FP16 vs FP8: The Core Challenge

Why FP16 Needs Loss Scaling

FP16 has limited representable range:

  • Smallest positive normal: ~6.10e-5
  • Max finite: 65504

Problem: Gradients can underflow to zero in FP16.

Solution: Loss scaling multiplies gradients by S to prevent underflow, then unscales before optimizer step. Dynamic scaling adjusts S during training as gradient magnitudes change.
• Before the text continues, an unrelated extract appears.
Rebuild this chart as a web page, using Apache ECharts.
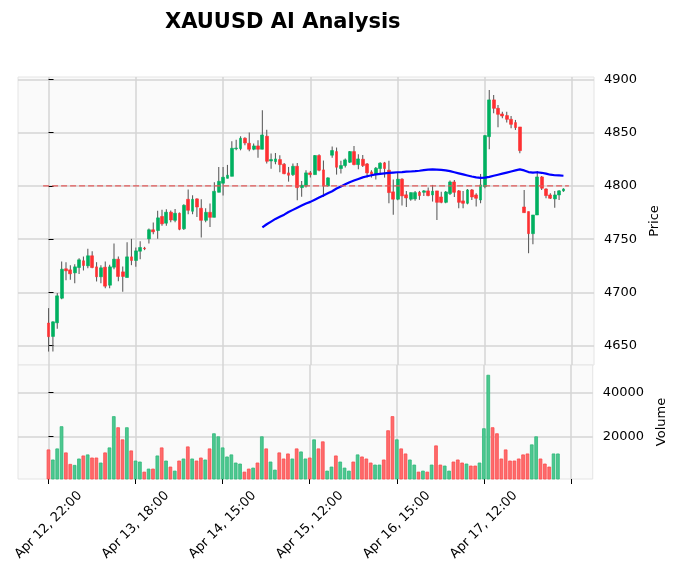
<!DOCTYPE html>
<html><head><meta charset="utf-8">
<script src="https://cdn.jsdelivr.net/npm/echarts@6/dist/echarts.min.js"></script>
<style>html,body{margin:0;padding:0;background:#fff}#c{width:676px;height:576px}</style>
</head><body><div id="c"></div>
<script>
const titleText = 'XAUUSD AI Analysis';
const opens = [4671.3,4658.7,4671.5,4694.6,4722.2,4721.2,4718.4,4723.4,4729.7,4725.0,
4734.4,4724.0,4714.7,4723.7,4706.8,4723.7,4731.2,4719.3,4714.0,4733.4,
4730.0,4738.7,4741.6,4750.3,4758.8,4758.1,4771.3,4765.0,4775.3,4767.7,
4774.3,4759.8,4787.4,4776.2,4787.8,4779.0,4767.7,4775.2,4770.5,4794.0,
4802.5,4807.1,4809.0,4834.9,4835.0,4844.7,4840.0,4834.4,4837.5,4834.4,
4846.6,4823.4,4822.8,4824.7,4820.3,4812.2,4810.6,4818.4,4798.4,4800.0,
4812.2,4810.6,4828.5,4815.0,4800.0,4828.8,4832.2,4816.3,4819.1,4822.2,
4832.2,4820.0,4825.0,4820.6,4813.1,4811.0,4816.3,4821.6,4814.7,4794.4,
4787.5,4806.3,4791.6,4787.5,4787.8,4794.0,4794.0,4795.3,4791.5,4795.3,
4789.6,4784.6,4792.8,4803.7,4795.3,4785.9,4783.7,4796.2,4791.5,4786.8,
4799.3,4846.2,4880.7,4872.8,4867.5,4866.0,4862.5,4859.4,4855.3,4780.2,
4775.9,4755.2,4772.7,4808.4,4797.1,4791.5,4787.8,4791.5,4795.3];
const closes = [4658.5,4672.4,4696.8,4721.8,4720.3,4717.5,4724.0,4730.6,4725.3,4734.4,
4723.4,4714.7,4723.1,4705.9,4724.0,4731.2,4715.0,4715.0,4733.4,4730.0,
4739.0,4742.2,4741.0,4758.8,4756.9,4770.0,4764.4,4775.3,4768.0,4774.3,
4759.3,4781.8,4777.1,4787.4,4780.2,4767.7,4775.2,4770.5,4794.9,4804.3,
4808.1,4810.0,4835.3,4835.5,4844.7,4840.3,4834.4,4837.5,4834.4,4847.8,
4823.1,4824.7,4825.3,4820.0,4811.5,4810.0,4818.4,4798.4,4800.6,4812.2,
4810.6,4828.5,4814.7,4800.0,4807.5,4833.2,4817.5,4819.1,4824.4,4832.2,
4820.0,4825.3,4819.1,4812.2,4811.0,4816.6,4821.3,4816.3,4793.7,4787.5,
4806.3,4790.6,4788.7,4793.7,4793.7,4790.9,4795.3,4790.9,4795.0,4784.6,
4784.6,4794.3,4803.7,4794.0,4784.6,4783.7,4796.2,4789.6,4788.4,4800.9,
4847.2,4880.7,4872.8,4867.2,4865.6,4862.5,4857.8,4854.7,4833.1,4774.9,
4755.2,4772.7,4808.4,4797.8,4790.9,4788.4,4791.5,4795.3,4797.1];
const lows = [4644.5,4644.5,4666.0,4693.7,4711.5,4711.8,4708.7,4717.2,4720.6,4722.8,
4722.8,4710.3,4708.7,4704.0,4704.0,4721.8,4710.6,4700.6,4714.0,4725.6,
4724.0,4731.2,4739.7,4746.0,4754.7,4750.3,4762.5,4762.5,4765.9,4765.9,
4758.4,4758.5,4773.4,4773.4,4770.9,4751.5,4765.9,4761.5,4770.5,4794.0,
4790.9,4807.1,4809.0,4833.4,4833.4,4838.1,4832.5,4833.4,4826.5,4834.4,
4820.9,4816.2,4820.3,4812.8,4810.9,4804.0,4809.3,4786.5,4789.7,4798.4,
4807.8,4810.6,4813.8,4789.7,4799.4,4826.3,4810.6,4811.6,4817.2,4821.6,
4819.4,4815.6,4817.8,4807.8,4807.8,4806.0,4811.6,4807.8,4783.7,4772.8,
4786.6,4781.5,4780.3,4786.0,4786.0,4786.9,4790.6,4790.3,4785.3,4768.0,
4783.7,4783.7,4791.5,4789.6,4779.0,4779.0,4782.7,4786.8,4780.6,4783.7,
4797.8,4834.4,4868.1,4855.0,4863.5,4859.4,4854.0,4852.5,4830.6,4774.9,
4736.8,4745.2,4772.7,4796.2,4788.4,4787.8,4779.6,4786.8,4794.4];
const highs = [4685.3,4673.0,4699.5,4729.0,4728.4,4725.6,4726.5,4732.2,4733.7,4741.0,
4738.7,4728.4,4725.6,4729.0,4725.9,4746.0,4733.7,4724.3,4747.2,4750.3,
4742.2,4748.0,4742.8,4760.0,4765.6,4776.6,4777.5,4778.0,4777.0,4778.4,
4775.0,4782.7,4796.5,4791.2,4788.4,4787.4,4779.0,4783.4,4803.4,4817.8,
4817.8,4819.7,4841.9,4843.4,4846.6,4845.6,4850.0,4839.7,4842.8,4871.0,
4852.8,4830.3,4830.9,4828.7,4821.5,4817.8,4820.9,4821.5,4804.7,4814.7,
4814.0,4829.1,4829.7,4823.8,4808.1,4836.9,4836.0,4823.5,4825.6,4832.8,
4837.5,4829.7,4829.1,4821.6,4814.7,4817.8,4822.2,4822.5,4823.5,4806.0,
4812.5,4807.2,4795.3,4793.7,4795.3,4795.3,4796.2,4798.4,4800.9,4795.3,
4794.6,4795.3,4805.0,4805.6,4796.2,4795.3,4797.1,4797.1,4793.1,4811.2,
4847.8,4890.0,4885.3,4876.0,4869.7,4869.7,4865.6,4861.9,4855.3,4796.2,
4775.9,4772.7,4814.0,4809.3,4797.8,4793.1,4795.3,4796.2,4797.8];
const volumes = [14245,9700,14700,24700,12900,7730,7270,10150,11520,12000,
10600,10600,8340,12900,15150,29240,24240,18790,24240,13790,
9240,8790,4240,5610,5610,11520,15150,9240,6520,4700,
9240,10150,15600,10150,9240,10600,9700,14700,21520,20150,
15150,11060,12000,8340,7880,4240,5610,6060,8340,20150,
14700,8790,5150,12900,10150,12420,10150,14700,13330,10150,
10600,18790,14700,17880,4700,6520,11520,8790,6060,4700,
8790,12000,11060,10150,8340,7420,7420,9700,22880,29240,
18790,14700,12420,9700,7420,4240,4700,4240,7420,16060,
7420,6970,4700,8790,9700,8340,7880,6970,6970,8340,
23790,47880,24240,21520,10150,14240,9240,9240,10150,12000,
12420,16520,20150,10150,7880,6520,12420,12420,1000];
// moving average line, starting at candle 49
const maStart = 49;
const maValues = [4761,4764,4766.5,4769,4771,4773,4775.5,4777.5,4779.5,4781.5,
4783.5,4785,4787,4789,4791,4793,4795,4797.5,4799.5,4801.5,
4803.5,4805,4806.5,4808,4809,4810,4810.8,4811.3,4811.8,4812.2,
4812.5,4812.8,4813,4813.3,4813.5,4813.8,4814.2,4814.8,4815.3,4815.5,
4815.3,4815,4814.5,4813.8,4812.8,4811.8,4810.8,4809.8,4808.8,4808,
4807.5,4807.8,4808.5,4809.5,4810.5,4811.5,4812.5,4813.5,4814.5,4815.5,
4814.5,4813,4812.5,4812.8,4812.3,4811.5,4810.5,4810,4809.8,4809.5];
const hlineValue = 4800;
const xTickIdx = [0,20,40,60,80,100,120];
const xTickLabels = ['Apr 12, 22:00','Apr 13, 18:00','Apr 14, 15:00','Apr 15, 12:00','Apr 16, 15:00','Apr 17, 12:00',''];
const priceTicks = [4650,4700,4750,4800,4850,4900];
const volumeTicks = [20000,40000];

const n = opens.length;
const UP = '#00b060', DOWN = '#fe3032', VUP = '#4dc790', VDOWN = '#fd6b6c';
const FONT = 'DejaVu Sans';

const wickData = [], bodyData = [], volData = [], maData = [];
for (let i = 0; i < n; i++) {
  wickData.push([i, lows[i], highs[i]]);
  bodyData.push([i, opens[i], closes[i], Math.min(opens[i], closes[i]), Math.max(opens[i], closes[i])]);
  const up = closes[i] > opens[i];
  volData.push({value: [i, volumes[i]], itemStyle: {color: up ? VUP : VDOWN, borderColor: up ? '#2fb97a' : '#fd4b4c'}});
}
for (let k = 0; k < maValues.length; k++) maData.push([maStart + k, maValues[k]]);

const gridLine = {show: true, lineStyle: {color: '#d4d4d4', width: 1.5}};
const xMin = -7, xMax = n + 6;
const plain = v => String(v);

const option = {
  animation: false,
  backgroundColor: '#ffffff',
  title: {text: titleText, left: 160, top: 7,
    textStyle: {fontFamily: FONT, fontWeight: 'bold', fontSize: 21, color: '#000'}},
  grid: [
    {left: 18, top: 77, width: 576, height: 288, show: true, backgroundColor: '#fafafa', borderColor: '#e4e4e4', borderWidth: 1},
    {left: 18, top: 365, width: 576, height: 114, show: true, backgroundColor: '#fafafa', borderColor: '#e4e4e4', borderWidth: 1}
  ],
  xAxis: [
    {type: 'value', gridIndex: 0, min: xMin, max: xMax,
      axisLine: {show: false}, axisTick: {show: false, customValues: xTickIdx},
      axisLabel: {show: false, customValues: xTickIdx}, splitLine: gridLine},
    {type: 'value', gridIndex: 1, min: xMin, max: xMax,
      axisLine: {show: false},
      axisTick: {show: true, length: 5, inside: false, customValues: xTickIdx, lineStyle: {color: '#000', width: 1}},
      axisLabel: {show: true, customValues: xTickIdx, rotate: 45, align: 'center', verticalAlign: 'middle', margin: 46,
        fontFamily: FONT, fontSize: 13, color: '#000',
        formatter: v => xTickLabels[xTickIdx.indexOf(Math.round(v))] || ''},
      splitLine: gridLine}
  ],
  yAxis: [
    {type: 'value', gridIndex: 0, position: 'right', min: 4631.9, max: 4902.2,
      name: 'Price', nameLocation: 'middle', nameRotate: 90, nameGap: 41,
      nameTextStyle: {fontFamily: FONT, fontSize: 13, color: '#000'},
      axisLine: {show: false},
      axisTick: {show: true, length: 5, customValues: priceTicks, lineStyle: {color: '#000', width: 1}},
      axisLabel: {customValues: priceTicks, margin: 10, fontFamily: FONT, fontSize: 13, color: '#000', formatter: plain},
      splitLine: gridLine},
    {type: 'value', gridIndex: 1, position: 'right', min: 946, max: 52300,
      name: 'Volume', nameLocation: 'middle', nameRotate: 90, nameGap: 53,
      nameTextStyle: {fontFamily: FONT, fontSize: 13, color: '#000'},
      axisLine: {show: false},
      axisTick: {show: true, length: 5, customValues: volumeTicks, lineStyle: {color: '#000', width: 1}},
      axisLabel: {customValues: volumeTicks, margin: 10, fontFamily: FONT, fontSize: 13, color: '#000', formatter: plain},
      splitLine: gridLine}
  ],
  series: [
    {type: 'custom', xAxisIndex: 0, yAxisIndex: 0, data: wickData, encode: {x: 0, y: [1, 2]}, z: 2,
      renderItem: (params, api) => {
        const p1 = api.coord([api.value(0), api.value(1)]);
        const p2 = api.coord([api.value(0), api.value(2)]);
        return {type: 'line', shape: {x1: p1[0], y1: p1[1], x2: p2[0], y2: p2[1]},
          style: {stroke: '#606060', lineWidth: 1.1}};
      }},
    {type: 'candlestick', xAxisIndex: 0, yAxisIndex: 0, data: bodyData, encode: {x: 0, y: [1, 2, 3, 4]}, z: 3,
      barWidth: 3.4,
      itemStyle: {color: UP, color0: DOWN, borderColor: UP, borderColor0: DOWN, borderWidth: 0.6}},
    {type: 'line', xAxisIndex: 0, yAxisIndex: 0, data: maData, showSymbol: false, z: 4,
      lineStyle: {color: '#0000ff', width: 2.2}},
    {type: 'line', xAxisIndex: 0, yAxisIndex: 0, showSymbol: false, z: 4,
      data: [[-1.25, hlineValue], [n - 1 + 1.25, hlineValue]],
      lineStyle: {color: '#e25a5a', width: 1.2, type: [6, 3]}},
    {type: 'bar', xAxisIndex: 1, yAxisIndex: 1, data: volData, barWidth: 3.6,
      itemStyle: {borderWidth: 0.8}}
  ]
};
echarts.init(document.getElementById('c')).setOption(option);
</script>
</body></html>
Why FP8 Needs Per-Tensor Scaling

FP8 has even tighter constraints than FP16. A single global loss scale is too crude because:

  • Different tensors (activations, weights, gradients) have different magnitude distributions
  • Outliers can dominate scaling decisions

Solution: Per-tensor scaling with metadata:

  1. Measure amax = max(abs(X))
  2. Choose scale s so X*s fits FP8 range
  3. Quantize: X_fp8 = cast_fp8(X * s)
  4. Store inv_s = 1/s as metadata

Transformer FP8 Precision Map

FP8 (High Value, Lower Risk)

  • Linear GEMMs: QKV projection, attention output, MLP up/gate/down
  • Forward GEMM + backward dgrad + wgrad all use FP8 operands

Keep BF16/FP16 (Numerically Sensitive)

  • LayerNorm/RMSNorm: reduction-heavy
  • Attention core: QKᵀ, softmax, AV
  • Elementwise: residual adds, dropout, activations

Keep FP32 (Stability-Critical)

  • Optimizer state (Adam moments m, v)
  • Master weights and gradient accumulation

DeepSeek-V3/R1: Fine-Grained Scaling Innovation

DeepSeek’s FP8 training goes beyond per-tensor scaling with fine-grained scaling:

What’s Quantized

  • GEMM-heavy paths: FP8 operands (forward + dgrad + wgrad)
  • Kept higher precision: embeddings, output head, MoE gating, normalization, attention operators
  • Optimizer moments: BF16 (not FP32) for memory/comm savings

Fine-Grained Scaling Granularity

Instead of one scale per entire tensor:

Activations: Scale per 1×128 tile

  • For each token, split hidden vector into 128-channel chunks
  • Each chunk gets its own amax and scale (computed online)
  • Outliers only affect small groups, not entire 7168-d vector

Weights: Scale per 128×128 block

  • Each block stores scale metadata (weight_scale_inv per block)

Benefits:

  • Reduces clipping risk compared to tensor-wise scaling
  • Minimizes quantization noise
  • Isolates outliers to small regions

Serving: Dynamic Activation Quantization

Official DeepSeek checkpoints include FP8 weight quantization metadata:

  • Weights stored with block scaling (128×128)
  • Serving-time activation quantization is dynamic per token per 128 channels

FP8 Recipes and Scaling Policies

An FP8 “recipe” defines how scales are updated:

Two modes:

  • Current scaling: Compute amax and scale immediately from current stats
  • Delayed scaling: Use amax history buffer with policy-based updates

Key knobs:

  • fp8_format: HYBRID (E4M3 forward, E5M2 backward)
  • margin: Headroom to avoid clipping
  • amax_history_len: History window for delayed scaling
  • amax_compute_algo: Max over window vs most recent

Tuning intuition:

  • Loss spikes/divergence: Be more conservative (larger margin, longer history, max-over-history)
  • Stable but worse quality: Reduce quant noise (smaller margin, more adaptive scaling, finer granularity)

Key Takeaways

  • FP16 mixed precision = Global loss scaling + protect optimizer state
  • FP8 mixed precision = Per-tensor scaling + FP8 GEMMs + protect fragile ops
  • DeepSeek FP8 = Fine-grained scaling (activations: 1×128 tiles, weights: 128×128 blocks) + selective higher precision ops

The evolution shows a clear pattern: as precision decreases, scaling granularity must increase to maintain numerical stability while maximizing throughput benefits.